Domani sorgerà il sole. Il tumore allo stomaco è una malattia mortale. Gli antichi greci erano un popolo molto intelligente. I leoni sono carnivori. Tutte queste affermazioni sono delle, o si basano su, generalizzazioni. Ogni nostro discorso e, prima ancora, ogni nostro atto sono infarciti di generalizzazioni. “Prendi l'ombrello se esci, il cielo è pieno di nuvole, potrebbe piovere”. Chi non ha mai fatto o non si è sentito fare una simile raccomandazione? Beh... si tratta di una generalizzazione. Senza la generalizzazione e la sua sorella: l'inferenza induttiva, la nostra esperienza si ridurrebbe ad una serie scollegata di attimi, un caos di eventi scollegati fra loro, puramente inintelleggibile. Lo aveva ben capito il vecchio Hume, che, nel momento stesso in cui negava fondamento logico alla induzione, le conferiva un enorme valore pratico, e lo aveva capito altrettanto bene Kant, che cercò a sua volta di conferire ad induzione e generalizzazione la loro base logico razionale, non interessa qui indagare con quanto successo.

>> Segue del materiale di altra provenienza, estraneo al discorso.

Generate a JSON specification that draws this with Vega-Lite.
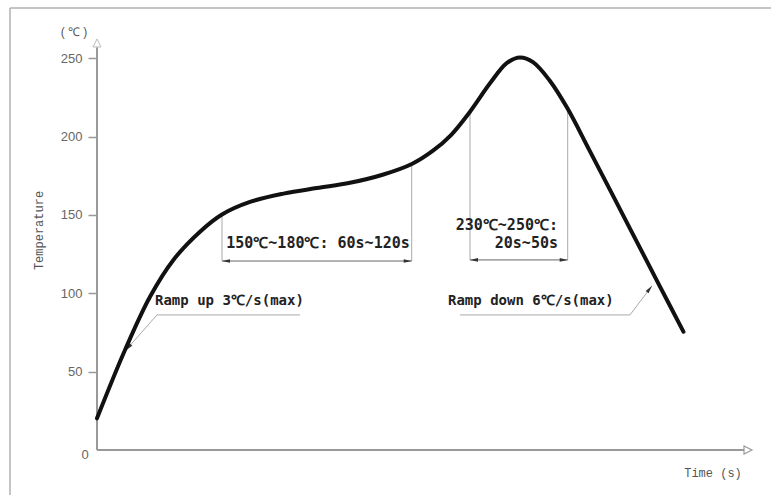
{
  "$schema": "https://vega.github.io/schema/vega-lite/v6.json",
  "width": 761,
  "height": 487,
  "autosize": {"type": "none"},
  "padding": {"left": 10, "top": 8, "right": 0, "bottom": 0},
  "background": "white",
  "config": {"view": {"stroke": null}},
  "datasets": {
    "curve": [
      {"t": 0, "v": 20.2}, {"t": 14, "v": 63.8}, {"t": 26.5, "v": 97.8}, {"t": 38.2, "v": 121.3},
      {"t": 51.5, "v": 139.3}, {"t": 62.5, "v": 150.3}, {"t": 76.5, "v": 158.3}, {"t": 93.2, "v": 163.6},
      {"t": 109.9, "v": 167.2}, {"t": 126.5, "v": 170.5}, {"t": 143.2, "v": 175.8}, {"t": 157.4, "v": 182.5},
      {"t": 168, "v": 191.0}, {"t": 177, "v": 201.0}, {"t": 186.5, "v": 215.9}, {"t": 196.5, "v": 234.0},
      {"t": 205, "v": 247.0}, {"t": 211.5, "v": 250.5}, {"t": 218, "v": 247.5}, {"t": 226.5, "v": 235.5},
      {"t": 235, "v": 218.5}, {"t": 246.5, "v": 190.6}, {"t": 266.5, "v": 141.3}, {"t": 281.5, "v": 104.3},
      {"t": 293.2, "v": 75.5}
    ],
    "frame": [
      {"t": -43.5, "v": -28.72, "t2": -43.5, "v2": 282.07},
      {"t": -43.5, "v": 282.07, "t2": 337, "v2": 282.07}
    ],
    "axes": [
      {"t": 0, "v": 0, "t2": 0, "v2": 257},
      {"t": 0, "v": 0, "t2": 323.5, "v2": 0}
    ],
    "guides": [
      {"t": 62.5, "v": 150.3, "t2": 62.5, "v2": 120.6},
      {"t": 157.35, "v": 182.5, "t2": 157.35, "v2": 120.6},
      {"t": 186.5, "v": 215.9, "t2": 186.5, "v2": 121.3},
      {"t": 235.35, "v": 218.0, "t2": 235.35, "v2": 121.3},
      {"t": 30, "v": 86.2, "t2": 101.5, "v2": 86.2},
      {"t": 30, "v": 86.2, "t2": 14.3, "v2": 63.5},
      {"t": 181.5, "v": 86.2, "t2": 266.5, "v2": 86.2},
      {"t": 266.5, "v": 86.2, "t2": 277.5, "v2": 104.8}
    ],
    "spans": [
      {"t": 62.5, "v": 120.6, "t2": 157.35, "v2": 120.6},
      {"t": 186.5, "v": 121.3, "t2": 235.35, "v2": 121.3}
    ],
    "spanStarts": [{"t": 62.5, "v": 120.6}, {"t": 186.5, "v": 121.3}],
    "spanEnds": [{"t": 157.35, "v": 120.6}, {"t": 235.35, "v": 121.3}],
    "rampUpTip": [{"t": 14.3, "v": 63.5}],
    "rampDownTip": [{"t": 277.5, "v": 104.8}],
    "yAxisTip": [{"t": 0, "v": 262.3}],
    "xAxisTip": [{"t": 327.5, "v": 0}],
    "centerLabels": [{"t": 110.5, "v": 132.3, "label": "150℃~180℃: 60s~120s"}],
    "rightLabels": [
      {"t": 230.5, "v": 143.6, "label": "230℃~250℃:"},
      {"t": 230.5, "v": 132.3, "label": "20s~50s"}
    ],
    "rampLabels": [
      {"t": 29, "v": 95.4, "label": "Ramp up 3℃/s(max)"},
      {"t": 175.5, "v": 95.4, "label": "Ramp down 6℃/s(max)"}
    ],
    "zeroLabel": [{"t": -6, "v": -3.2, "label": "0"}],
    "unitLabel": [{"t": -11.5, "v": 266.7, "label": "( ℃ )"}]
  },
  "encoding": {
    "x": {
      "field": "t", "type": "quantitative",
      "scale": {"domain": [-43.5, 337], "nice": false, "zero": false},
      "axis": {
        "orient": "bottom", "offset": -45, "domain": false, "ticks": false, "labels": false, "grid": false,
        "title": "Time (s)", "titleX": 702.5, "titleY": 22.7, "titleAlign": "center", "titleBaseline": "middle",
        "titleFont": "Liberation Mono", "titleFontSize": 12, "titleFontWeight": "normal", "titleColor": "#555"
      }
    },
    "y": {
      "field": "v", "type": "quantitative",
      "scale": {"domain": [-28.72, 282.07], "nice": false, "zero": false},
      "axis": {
        "orient": "left", "offset": -87, "domain": false, "grid": false,
        "values": [50, 100, 150, 200, 250],
        "tickSize": 9, "tickColor": "#999", "tickWidth": 1.5,
        "labelPadding": 6, "labelFont": "Liberation Sans", "labelFontSize": 13, "labelColor": "#666",
        "title": "Temperature", "titleX": -59, "titleY": 222, "titleAngle": -90,
        "titleAlign": "center", "titleBaseline": "middle",
        "titleFont": "Liberation Mono", "titleFontSize": 12, "titleFontWeight": "normal", "titleColor": "#555"
      }
    }
  },
  "layer": [
    {"data": {"name": "frame"}, "mark": {"type": "rule", "color": "#b0b0b0", "strokeWidth": 1.5},
     "encoding": {"x2": {"field": "t2"}, "y2": {"field": "v2"}}},
    {"data": {"name": "axes"}, "mark": {"type": "rule", "color": "#999", "strokeWidth": 2},
     "encoding": {"x2": {"field": "t2"}, "y2": {"field": "v2"}}},
    {"data": {"name": "yAxisTip"}, "mark": {"type": "point", "shape": "M0,0L-1,2L1,2Z", "size": 64, "filled": false, "stroke": "#bbb", "strokeWidth": 1, "opacity": 1, "angle": 0}, "encoding": {}},
    {"data": {"name": "xAxisTip"}, "mark": {"type": "point", "shape": "M0,0L-1,2L1,2Z", "size": 64, "filled": false, "stroke": "#999", "strokeWidth": 1.2, "opacity": 1, "angle": 90}, "encoding": {}},
    {"data": {"name": "guides"}, "mark": {"type": "rule", "color": "#aaa", "strokeWidth": 1},
     "encoding": {"x2": {"field": "t2"}, "y2": {"field": "v2"}}},
    {"data": {"name": "spans"}, "mark": {"type": "rule", "color": "#666", "strokeWidth": 1},
     "encoding": {"x2": {"field": "t2"}, "y2": {"field": "v2"}}},
    {"data": {"name": "spanStarts"}, "mark": {"type": "point", "shape": "M0,0L-0.45,2L0.45,2Z", "size": 64, "filled": true, "color": "#333", "opacity": 1, "angle": 270}, "encoding": {}},
    {"data": {"name": "spanEnds"}, "mark": {"type": "point", "shape": "M0,0L-0.45,2L0.45,2Z", "size": 64, "filled": true, "color": "#333", "opacity": 1, "angle": 90}, "encoding": {}},
    {"data": {"name": "rampUpTip"}, "mark": {"type": "point", "shape": "M0,0L-0.45,2L0.45,2Z", "size": 64, "filled": true, "color": "#333", "opacity": 1, "angle": 222}, "encoding": {}},
    {"data": {"name": "rampDownTip"}, "mark": {"type": "point", "shape": "M0,0L-0.45,2L0.45,2Z", "size": 64, "filled": true, "color": "#333", "opacity": 1, "angle": 37.5}, "encoding": {}},
    {"data": {"name": "curve"}, "mark": {"type": "line", "interpolate": "catmull-rom", "color": "#111", "strokeWidth": 4, "strokeCap": "round"}, "encoding": {}},
    {"data": {"name": "centerLabels"}, "mark": {"type": "text", "align": "center", "baseline": "middle", "font": "DejaVu Sans Mono", "fontSize": 15, "fontWeight": "bold", "color": "#222"},
     "encoding": {"text": {"field": "label"}}},
    {"data": {"name": "rightLabels"}, "mark": {"type": "text", "align": "right", "baseline": "middle", "font": "DejaVu Sans Mono", "fontSize": 15, "fontWeight": "bold", "color": "#222"},
     "encoding": {"text": {"field": "label"}}},
    {"data": {"name": "rampLabels"}, "mark": {"type": "text", "align": "left", "baseline": "middle", "font": "DejaVu Sans Mono", "fontSize": 14, "fontWeight": "bold", "color": "#222"},
     "encoding": {"text": {"field": "label"}}},
    {"data": {"name": "zeroLabel"}, "mark": {"type": "text", "align": "center", "baseline": "middle", "font": "Liberation Sans", "fontSize": 13, "color": "#666"},
     "encoding": {"text": {"field": "label"}}},
    {"data": {"name": "unitLabel"}, "mark": {"type": "text", "align": "center", "baseline": "middle", "font": "Liberation Sans", "fontSize": 12, "color": "#555"},
     "encoding": {"text": {"field": "label"}}}
  ]
}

Certo, esistono le cattive generalizzazioni. Le generalizzazioni affrettate, imprecise, non sufficientemente corroborate dall'osservazione. Ed esistono le generalizzazioni dogmatiche, quelle di chi ritiene che la generalizzazione porti a risultati definitivi, privi di eccezioni. In realtà la generalizzazione non porta
mai a risultati assolutamente certi. L'eccezione è sempre possibile. Fra gli antichi greci ci sono certamente stati degli imbecilli, ed è possibile che esistano forme non mortali di tumore allo stomaco. Logicamente è anche possibile che domani il sole non sorga o che esista un leone non carnivoro, se e quando se ne scoprirà uno lo si dovrà osservare e studiare, non certo negarne l'esistenza.
Ma il fatto che la generalizzazione non porti a risultati certi, non sia paragonabile alla logica o alla matematica, non ne sminuisce affatto l'importanza. Non la sminuisce soprattutto nel campo che qui ci interessa, quello politico-sociale e culturale. Di certo nella Germania nazista vivevano molti tedeschi non antisemiti, ma, aveva o non aveva un ebreo ottimi motivi per non sentirsi sicuro in quel paese? In un quartiere malfamato vivono certamente molte persone per bene, ma ha o non ha ragione una ragazzina ad essere timorosa se deve attraversare quel quartiere da sola, in piena notte? Non tutti i mussulmani sono terroristi, è vero, anzi, in gran maggioranza non lo sono; ma è del tutto immotivato il sospetto che fra di loro ci sono molti terroristi, molti, moltissimi di più di quanti ce ne possono essere fra i cattolici o fra i buddisti? Proviamo a non generalizzare e la Germania hitleriana cessa di essere malata di antisemitismo, scompaiono i quartieri pericolosi e l'integralismo islamico diventa una invenzione di Oriana Fallaci. Peccato però che i fatti abbiano la testa dura.

La guerra che le anime belle hanno dichiarato a certe parole si basa sul nulla. E' solo l'ennesimo, tentativo di tappare la bocca a chi non accetta la dittatura buonista, il pensiero unico politicamente corretto. Tentativo che cerca ipocritamente di far leva sui buoni sentimenti, di travestirsi da individualismo tollerante, umanitarismo, simpatia per chi è diverso da noi. Ma nulla è meno buono che cercare di giustificare l'esaltazione della morte presente in certe culture, nulla è meno tollerante che tollerare gli intolleranti, nulla è meno rispettoso del diverso che non ritenerlo degno di quei diritti che per noi sono cosa normale.
Non bisogna farsi ingannare: i peggiori cattivi sono oggi coloro che a tutte le ore, in tutte le occasioni, con tutti i pretesti cercano di apparire “buoni”.